To take up postgraduate studies in Spain, you must hold an undergraduate degree. Should you have obtained that within the EHEA, this enables you to study. Postgraduate programme applicants with a degree from outside the EHEA, you require the positive decision of the university of choice. For those who are in a European country, application submission takes place through the SNUDE, the Spanish National University for Distance Education. The application, called the solicitud de inscripcion, opens during the month of April. Upon completion of the application it should be printed and mailed to the address indicated on the website. You may be asked to submit a copy of a passport, identity card or school leaving certification with the application. If accepted you will receive a Credencial de Accesso within a period of three months. This should be sent to the university in which you want to attend.

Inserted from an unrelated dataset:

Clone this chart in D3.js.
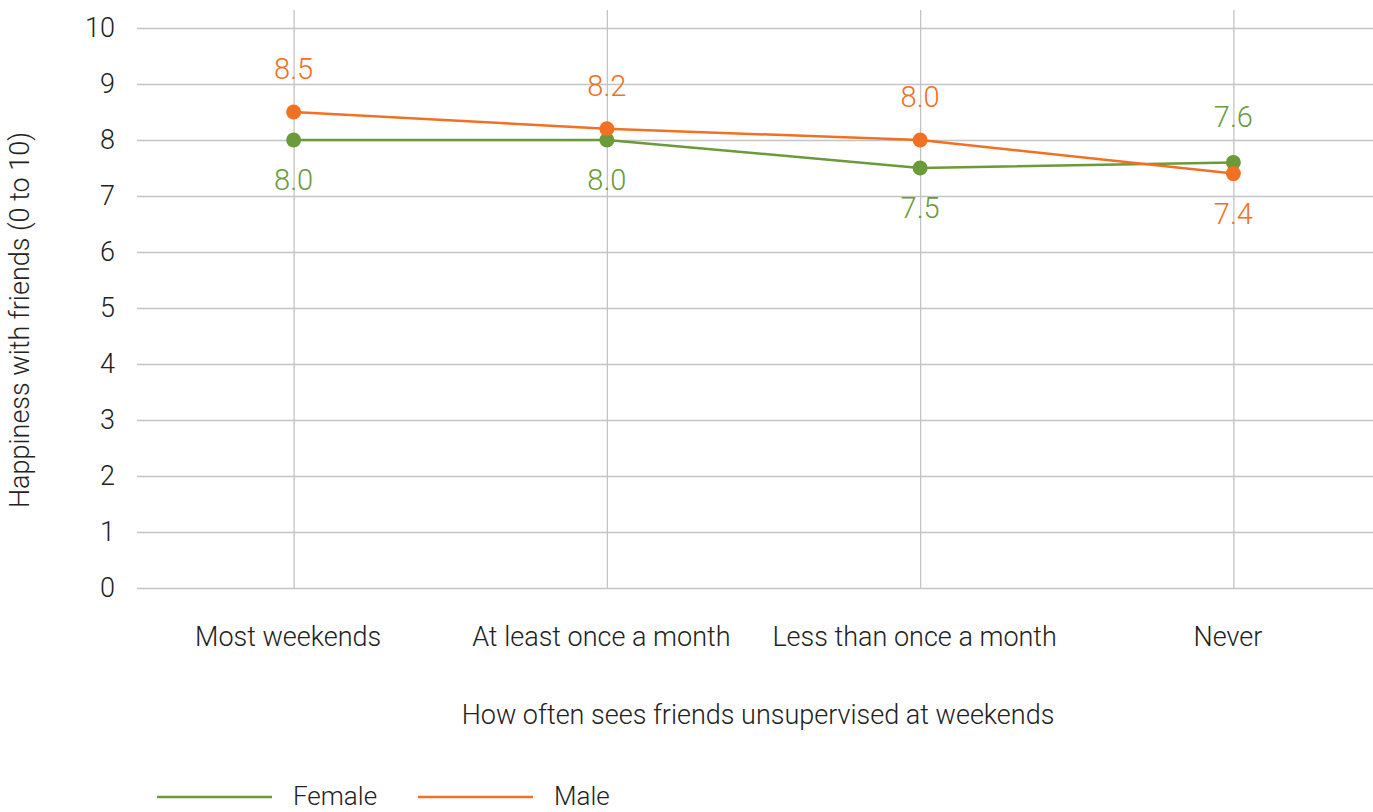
<!DOCTYPE html>
<html>
<head>
<meta charset="utf-8">
<script src="https://cdn.jsdelivr.net/npm/d3@7"></script>
<style>
  html, body { margin: 0; padding: 0; background: #fff; }
  svg { display: block; font-family: Roboto, "Open Sans", sans-serif; font-weight: 300; }
</style>
</head>
<body>
<svg id="chart" width="1373" height="812"></svg>
<script>
// Happiness with friends by how often friends are seen unsupervised at weekends
const categories = ["Most weekends", "At least once a month", "Less than once a month", "Never"];
const femaleValues = [8.0, 8.0, 7.5, 7.6];
const maleValues = [8.5, 8.2, 8.0, 7.4];
const yTicks = [0, 1, 2, 3, 4, 5, 6, 7, 8, 9, 10];
const seriesNames = ["Female", "Male"];
// label placement per point: -1 above, +1 below
const femaleLabelSide = [1, 1, 1, -1];
const maleLabelSide = [-1, -1, -1, 1];

const colors = { Female: "#6b9a3a", Male: "#f07124" };
const gridColor = "#c4c4c4";
const textColor = "#222";
const fontSize = "27px";

const svg = d3.select("#chart");
const W = 1373, H = 812;
const plot = { left: 137, right: 1390, top: 28, bottom: 588 };

const x = d3.scalePoint().domain(categories).range([plot.left, plot.right]).padding(0.5);
const y = d3.scaleLinear().domain([0, 10]).range([plot.bottom, plot.top]);

// horizontal gridlines + y tick labels
const yAxis = d3.axisLeft(y).tickValues(yTicks).tickSize(-(W - plot.left)).tickPadding(22);
const gy = svg.append("g").attr("transform", `translate(${plot.left},0)`).call(yAxis);
gy.select(".domain").remove();
gy.selectAll(".tick line").attr("stroke", gridColor).attr("stroke-width", 1.3);
gy.selectAll(".tick text").attr("fill", textColor).style("font-size", fontSize)
  .style("font-family", "Roboto, sans-serif").style("font-weight", 300);

// vertical gridlines at category positions + x tick labels
const xAxis = d3.axisBottom(x).tickSize(-(plot.bottom - 10)).tickPadding(39);
const gx = svg.append("g").attr("transform", `translate(0,${plot.bottom})`).call(xAxis);
gx.select(".domain").remove();
gx.selectAll(".tick line").attr("stroke", gridColor).attr("stroke-width", 1.3);
gx.selectAll(".tick text").attr("fill", textColor).attr("dx", -6).style("font-size", fontSize)
  .style("font-family", "Roboto, sans-serif").style("font-weight", 300);

// axis titles
svg.append("text")
  .attr("x", 758).attr("y", 724)
  .attr("text-anchor", "middle")
  .attr("fill", textColor).style("font-size", fontSize)
  .text("How often sees friends unsupervised at weekends");

svg.append("text")
  .attr("transform", `translate(29,320) rotate(-90)`)
  .attr("text-anchor", "middle")
  .attr("fill", textColor).style("font-size", fontSize)
  .text("Happiness with friends (0 to 10)");

const series = [
  { name: "Female", values: femaleValues, sides: femaleLabelSide },
  { name: "Male", values: maleValues, sides: maleLabelSide }
];

const line = d3.line().x((d, i) => x(categories[i])).y(d => y(d));

series.forEach(s => {
  const g = svg.append("g");
  g.append("path")
    .datum(s.values)
    .attr("d", line)
    .attr("fill", "none")
    .attr("stroke", colors[s.name])
    .attr("stroke-width", 2.5);
  g.selectAll("circle")
    .data(s.values)
    .join("circle")
    .attr("cx", (d, i) => x(categories[i]))
    .attr("cy", d => y(d))
    .attr("r", 7.5)
    .attr("fill", colors[s.name]);
  g.selectAll("text")
    .data(s.values)
    .join("text")
    .attr("x", (d, i) => x(categories[i]))
    .attr("y", (d, i) => y(d) + (s.sides[i] < 0 ? -33 + (i === 3 ? -2 : 0) : 50))
    .attr("text-anchor", "middle")
    .attr("fill", colors[s.name])
    .style("font-size", "29px")
    .text(d => d.toFixed(1));
});

// legend
const legend = svg.append("g");
const legendItems = [
  { name: seriesNames[0], x0: 157 },
  { name: seriesNames[1], x0: 418 }
];
legendItems.forEach(it => {
  legend.append("line")
    .attr("x1", it.x0).attr("x2", it.x0 + 115)
    .attr("y1", 797).attr("y2", 797)
    .attr("stroke", colors[it.name]).attr("stroke-width", 2.5);
  legend.append("text")
    .attr("x", it.x0 + 136).attr("y", 805)
    .attr("fill", textColor).style("font-size", "26px")
    .text(it.name);
});
</script>
</body>
</html>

How to get a Scholarship in Spain?

No matter the reason, paying high tuition fees can be a source of stress for many. However, there are many options for financing your studies, including the use of scholarships. There are various scholarship opportunities available for international students looking to study in Spain. Depending on your country of origin and the level of studies, there are different options for funding. To explore what scholarship options are available, check this scholarship database.

Do I need a Student Visa for Spain?

As an EU/EEA/Swiss citizen, you do not require a visa, no matter the length of stay. For you, it is enough to have a valid national ID or passport in order to enter the country. However, if you wish to take up your studies in Spain and they take longer than 90 days, you will be required to register with the local authorities - in addition to your valid acceptance and registration documents of your Spanish university. Third country nationals need a student visa if you wish to study for more than 3 months. For studies taking 6 months or more, you are also required to obtain a residence permit. Lastly, you also need to show you have sufficient funds as well as a health insurance for the duration of your stay.

Top Three Student Cities in Spain

 

How do Spanish Universities fare in U-Multirank?

  1. With 79 universities presented in its 2020 edition, U-Multirank covers nearly all Spanish universities.
  2. In a global perspective, Spanish universities perform particularly strong in Regional Engagement. They play an important role as providers of an academically educated labour force in their regions.
  3. Five (5) Spanish universities score 10 or more top scores (’A’): Pompeu Fabra University (15), ESIC Business & Marketing School (11), Universitat de Barcelona (10), Universidad Ramon Llull (10) and Mondragon University (10). University Pompeu Fabra reached nine (9) out of its 15 top scores in the Research and International orientation dimensions.
  4. 12 Spanish universities are listed in one of the global ‘Top 25 Performers’ lists out of which seven (7) are part of the subject based list on Contact to Work Environment in business studies programmes. These are: The Autonomous University of Barcelona, Carlos III University of Madrid, Rey Juan Carlos, Universidad Nebrija, the University of La Laguna, the University of Murcia and the University of Navarra.
  5. Universidad Ramon Llull, the University of Navarra and Catholic University of Avila are listed among the global ‘Top 25 Performers’ in Income from Continuous Professional Development. In terms of Regional Joint Publications, Universidad Francisco de Vitoria, the University Alfonso X El Sabio and Madrid Open University (MOU) made it to the Top 25 list.